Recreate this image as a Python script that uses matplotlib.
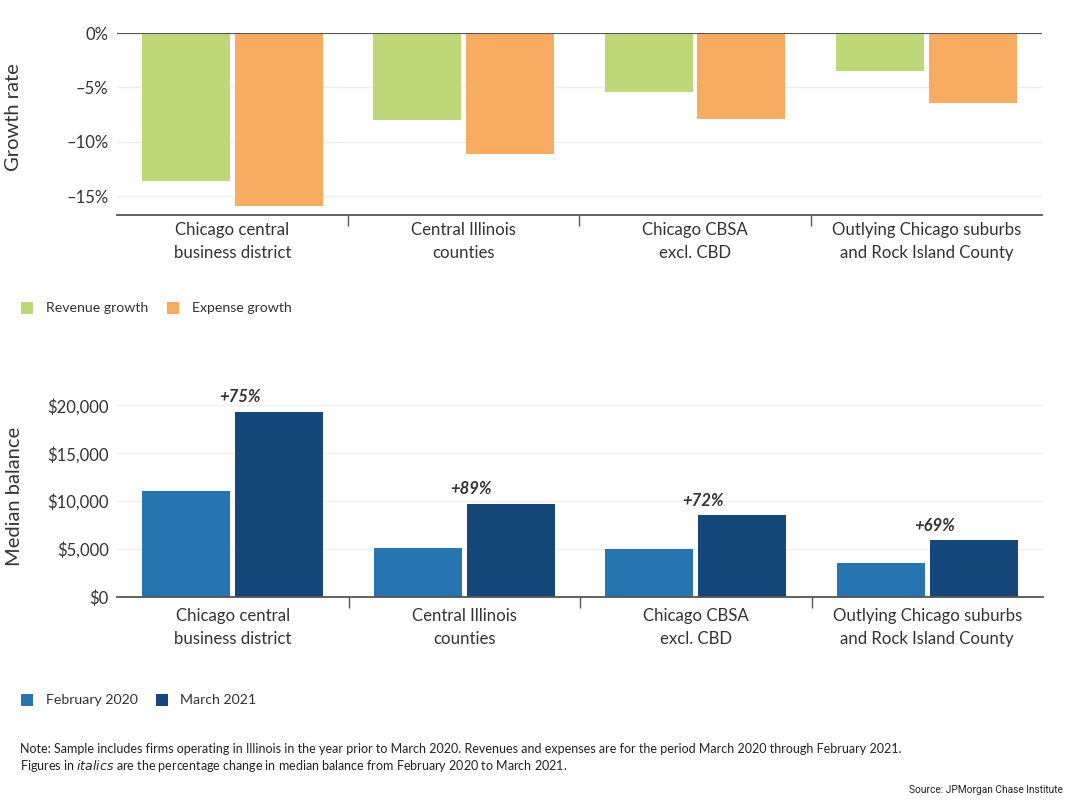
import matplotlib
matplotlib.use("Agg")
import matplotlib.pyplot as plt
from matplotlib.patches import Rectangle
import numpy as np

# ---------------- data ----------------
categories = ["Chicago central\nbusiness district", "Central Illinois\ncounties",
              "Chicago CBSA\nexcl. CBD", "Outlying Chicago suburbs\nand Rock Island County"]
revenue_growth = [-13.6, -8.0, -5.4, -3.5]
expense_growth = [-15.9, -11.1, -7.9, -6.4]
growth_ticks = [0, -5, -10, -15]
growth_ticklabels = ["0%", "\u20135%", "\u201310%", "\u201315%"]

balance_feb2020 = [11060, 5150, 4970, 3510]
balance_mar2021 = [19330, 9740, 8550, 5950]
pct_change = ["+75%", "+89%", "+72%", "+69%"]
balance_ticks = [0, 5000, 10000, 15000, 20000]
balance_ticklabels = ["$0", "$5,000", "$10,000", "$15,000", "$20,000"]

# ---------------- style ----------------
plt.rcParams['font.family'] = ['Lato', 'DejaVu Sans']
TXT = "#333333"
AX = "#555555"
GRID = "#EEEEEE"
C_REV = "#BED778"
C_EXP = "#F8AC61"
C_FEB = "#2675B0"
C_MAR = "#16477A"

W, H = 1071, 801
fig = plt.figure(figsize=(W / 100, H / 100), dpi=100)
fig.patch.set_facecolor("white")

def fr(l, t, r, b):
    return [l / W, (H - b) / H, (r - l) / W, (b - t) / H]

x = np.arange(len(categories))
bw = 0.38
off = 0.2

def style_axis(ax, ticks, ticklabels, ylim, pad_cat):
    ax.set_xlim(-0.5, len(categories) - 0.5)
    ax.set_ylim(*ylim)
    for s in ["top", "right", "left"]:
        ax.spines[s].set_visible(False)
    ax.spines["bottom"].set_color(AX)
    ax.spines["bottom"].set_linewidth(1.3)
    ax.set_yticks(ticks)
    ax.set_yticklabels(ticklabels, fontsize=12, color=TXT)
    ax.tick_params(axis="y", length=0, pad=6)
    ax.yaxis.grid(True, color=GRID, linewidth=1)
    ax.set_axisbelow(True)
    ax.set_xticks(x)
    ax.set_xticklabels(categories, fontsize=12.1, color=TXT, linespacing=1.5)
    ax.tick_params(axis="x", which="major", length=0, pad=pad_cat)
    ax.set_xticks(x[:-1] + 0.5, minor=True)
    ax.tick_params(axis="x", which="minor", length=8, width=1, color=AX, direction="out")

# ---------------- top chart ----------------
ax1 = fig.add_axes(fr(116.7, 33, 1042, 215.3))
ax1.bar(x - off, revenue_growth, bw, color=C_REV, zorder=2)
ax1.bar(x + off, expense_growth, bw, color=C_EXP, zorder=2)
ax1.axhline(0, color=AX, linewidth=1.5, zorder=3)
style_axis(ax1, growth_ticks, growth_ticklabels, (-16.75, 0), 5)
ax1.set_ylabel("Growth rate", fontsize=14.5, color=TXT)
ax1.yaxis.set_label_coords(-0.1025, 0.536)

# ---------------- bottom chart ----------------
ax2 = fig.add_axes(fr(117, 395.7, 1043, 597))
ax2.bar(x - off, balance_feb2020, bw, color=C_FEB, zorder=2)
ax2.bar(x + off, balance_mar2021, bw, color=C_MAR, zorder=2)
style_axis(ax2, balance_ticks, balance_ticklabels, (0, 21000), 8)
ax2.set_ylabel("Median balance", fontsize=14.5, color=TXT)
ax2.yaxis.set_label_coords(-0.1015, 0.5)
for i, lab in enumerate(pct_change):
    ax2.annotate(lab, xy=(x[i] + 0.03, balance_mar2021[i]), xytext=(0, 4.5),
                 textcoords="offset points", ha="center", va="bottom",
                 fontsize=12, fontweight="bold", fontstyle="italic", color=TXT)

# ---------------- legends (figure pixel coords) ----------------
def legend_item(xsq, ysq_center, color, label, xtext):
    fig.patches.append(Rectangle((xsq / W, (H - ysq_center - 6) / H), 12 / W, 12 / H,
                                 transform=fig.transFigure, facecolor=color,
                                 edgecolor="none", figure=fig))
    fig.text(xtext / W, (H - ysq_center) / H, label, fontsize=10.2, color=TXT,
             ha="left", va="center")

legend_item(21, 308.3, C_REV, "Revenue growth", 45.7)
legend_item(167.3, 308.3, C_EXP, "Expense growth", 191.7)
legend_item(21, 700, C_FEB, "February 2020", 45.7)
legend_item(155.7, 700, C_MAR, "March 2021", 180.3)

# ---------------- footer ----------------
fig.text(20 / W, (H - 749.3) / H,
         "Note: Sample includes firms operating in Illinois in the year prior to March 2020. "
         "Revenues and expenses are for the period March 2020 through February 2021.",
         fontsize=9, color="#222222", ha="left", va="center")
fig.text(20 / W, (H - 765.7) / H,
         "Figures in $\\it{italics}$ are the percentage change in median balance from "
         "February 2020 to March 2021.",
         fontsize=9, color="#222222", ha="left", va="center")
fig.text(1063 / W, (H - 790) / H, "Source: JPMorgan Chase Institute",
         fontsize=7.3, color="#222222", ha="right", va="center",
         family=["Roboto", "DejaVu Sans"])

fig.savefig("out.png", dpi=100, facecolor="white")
---
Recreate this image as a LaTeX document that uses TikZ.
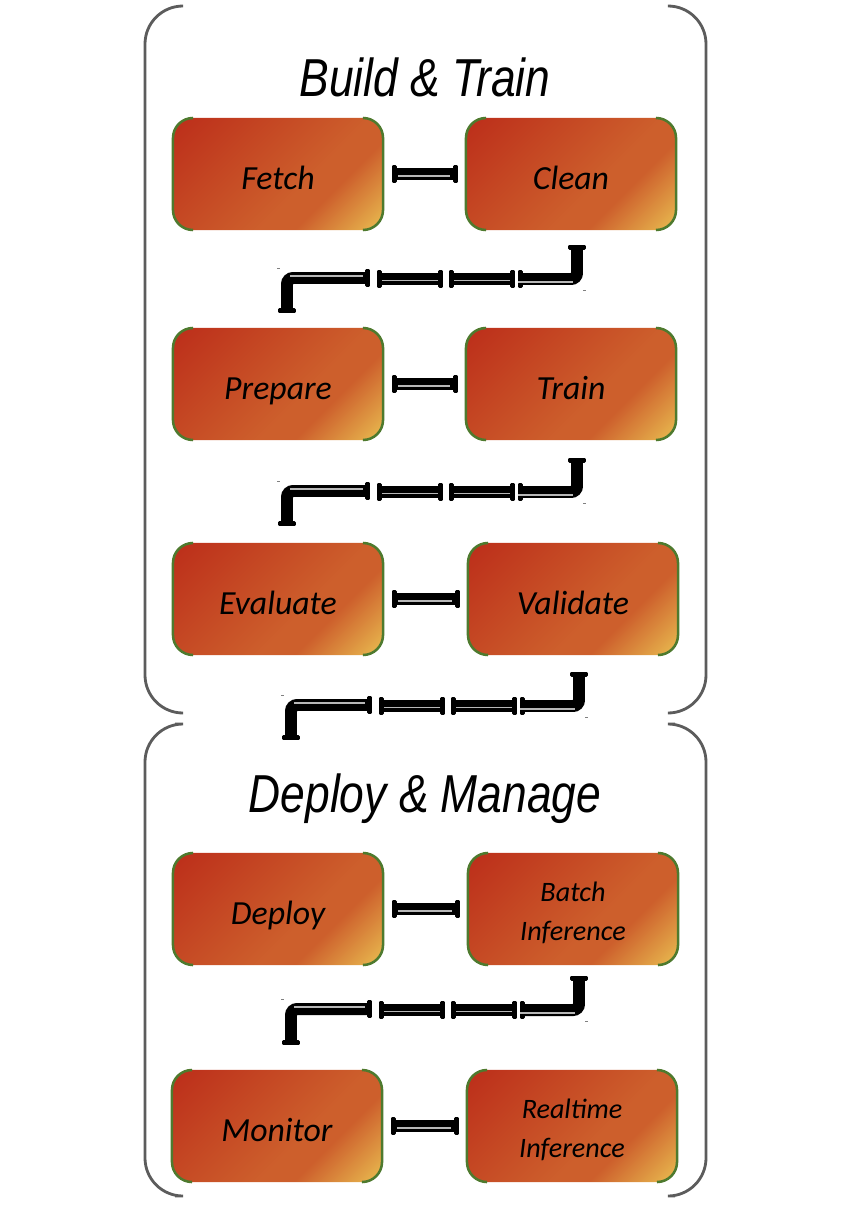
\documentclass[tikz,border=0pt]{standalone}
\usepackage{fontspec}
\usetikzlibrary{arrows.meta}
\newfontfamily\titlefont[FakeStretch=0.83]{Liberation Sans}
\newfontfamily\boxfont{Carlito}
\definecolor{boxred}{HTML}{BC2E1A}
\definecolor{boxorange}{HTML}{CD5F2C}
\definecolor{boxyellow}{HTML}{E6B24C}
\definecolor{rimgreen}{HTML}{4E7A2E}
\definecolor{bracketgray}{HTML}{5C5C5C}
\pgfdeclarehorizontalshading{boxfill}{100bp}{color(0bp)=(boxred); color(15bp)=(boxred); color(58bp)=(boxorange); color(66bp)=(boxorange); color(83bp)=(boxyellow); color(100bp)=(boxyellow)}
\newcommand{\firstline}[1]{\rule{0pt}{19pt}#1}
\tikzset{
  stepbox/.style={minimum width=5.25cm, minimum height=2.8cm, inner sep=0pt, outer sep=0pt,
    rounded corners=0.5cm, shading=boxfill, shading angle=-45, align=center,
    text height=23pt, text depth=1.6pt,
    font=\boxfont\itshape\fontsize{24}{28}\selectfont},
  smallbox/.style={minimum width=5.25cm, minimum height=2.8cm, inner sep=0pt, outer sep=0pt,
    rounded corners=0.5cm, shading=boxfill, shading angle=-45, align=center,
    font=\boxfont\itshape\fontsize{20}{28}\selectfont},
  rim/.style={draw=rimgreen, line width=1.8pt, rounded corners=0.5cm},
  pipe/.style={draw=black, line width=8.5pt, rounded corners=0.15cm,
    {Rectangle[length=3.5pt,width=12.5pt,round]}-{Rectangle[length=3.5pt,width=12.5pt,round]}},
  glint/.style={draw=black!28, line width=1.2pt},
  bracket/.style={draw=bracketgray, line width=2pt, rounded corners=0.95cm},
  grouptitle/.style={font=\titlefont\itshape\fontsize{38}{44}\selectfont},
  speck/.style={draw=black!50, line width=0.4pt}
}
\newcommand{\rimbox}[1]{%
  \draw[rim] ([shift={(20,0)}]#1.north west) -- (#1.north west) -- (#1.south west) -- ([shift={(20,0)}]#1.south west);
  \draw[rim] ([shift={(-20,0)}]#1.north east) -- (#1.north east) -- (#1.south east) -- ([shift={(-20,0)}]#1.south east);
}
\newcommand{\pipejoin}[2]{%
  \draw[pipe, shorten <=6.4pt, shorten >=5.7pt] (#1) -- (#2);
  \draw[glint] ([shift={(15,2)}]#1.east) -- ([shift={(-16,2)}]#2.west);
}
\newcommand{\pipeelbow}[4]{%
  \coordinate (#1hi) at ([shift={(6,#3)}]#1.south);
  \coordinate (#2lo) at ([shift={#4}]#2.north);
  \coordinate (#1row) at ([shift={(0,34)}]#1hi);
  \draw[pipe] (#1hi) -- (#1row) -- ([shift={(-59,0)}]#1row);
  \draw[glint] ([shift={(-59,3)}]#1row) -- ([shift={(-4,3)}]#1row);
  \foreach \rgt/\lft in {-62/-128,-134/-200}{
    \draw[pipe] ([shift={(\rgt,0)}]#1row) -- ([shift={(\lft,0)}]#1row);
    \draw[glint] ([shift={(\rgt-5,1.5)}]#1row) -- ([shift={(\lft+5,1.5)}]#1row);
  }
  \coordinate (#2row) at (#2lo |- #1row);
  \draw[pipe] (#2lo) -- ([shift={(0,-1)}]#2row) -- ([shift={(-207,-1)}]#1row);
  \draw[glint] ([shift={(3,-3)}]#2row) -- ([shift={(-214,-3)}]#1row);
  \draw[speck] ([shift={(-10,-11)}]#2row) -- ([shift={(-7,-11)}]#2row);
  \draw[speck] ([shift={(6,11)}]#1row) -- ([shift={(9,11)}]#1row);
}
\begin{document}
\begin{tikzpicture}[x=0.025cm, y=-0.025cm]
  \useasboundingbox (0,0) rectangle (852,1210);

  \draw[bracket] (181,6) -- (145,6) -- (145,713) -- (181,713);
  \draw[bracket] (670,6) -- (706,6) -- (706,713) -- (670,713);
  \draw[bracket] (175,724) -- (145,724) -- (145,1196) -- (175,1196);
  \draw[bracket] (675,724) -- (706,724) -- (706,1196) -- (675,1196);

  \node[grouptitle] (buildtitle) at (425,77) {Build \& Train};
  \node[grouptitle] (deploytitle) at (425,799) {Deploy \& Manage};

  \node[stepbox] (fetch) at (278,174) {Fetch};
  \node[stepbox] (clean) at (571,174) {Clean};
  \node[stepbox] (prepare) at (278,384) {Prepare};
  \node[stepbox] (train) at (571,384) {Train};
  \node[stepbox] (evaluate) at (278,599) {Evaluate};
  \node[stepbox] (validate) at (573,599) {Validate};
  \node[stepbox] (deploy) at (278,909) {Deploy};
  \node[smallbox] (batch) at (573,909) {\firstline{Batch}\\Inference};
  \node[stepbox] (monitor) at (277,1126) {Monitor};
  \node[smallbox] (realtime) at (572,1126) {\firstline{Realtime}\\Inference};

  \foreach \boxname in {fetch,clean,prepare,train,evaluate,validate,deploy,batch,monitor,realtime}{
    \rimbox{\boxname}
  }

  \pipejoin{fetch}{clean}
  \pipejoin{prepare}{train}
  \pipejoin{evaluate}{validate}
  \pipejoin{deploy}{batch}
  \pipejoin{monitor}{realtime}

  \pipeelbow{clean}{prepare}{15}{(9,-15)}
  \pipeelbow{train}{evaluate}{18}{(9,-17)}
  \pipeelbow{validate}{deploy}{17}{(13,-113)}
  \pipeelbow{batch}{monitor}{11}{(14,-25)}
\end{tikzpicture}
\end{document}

TASK GOAL → Make an exact copy of the lines from the one containing "Recreate this image as a Python" to the one containing "import numpy as np", keeping both and leaving out every picture.

RESULT FOR THIS TASK →
Recreate this image as a Python script that uses matplotlib.
import matplotlib
matplotlib.use("Agg")
import matplotlib.pyplot as plt
from matplotlib.patches import Rectangle
import numpy as np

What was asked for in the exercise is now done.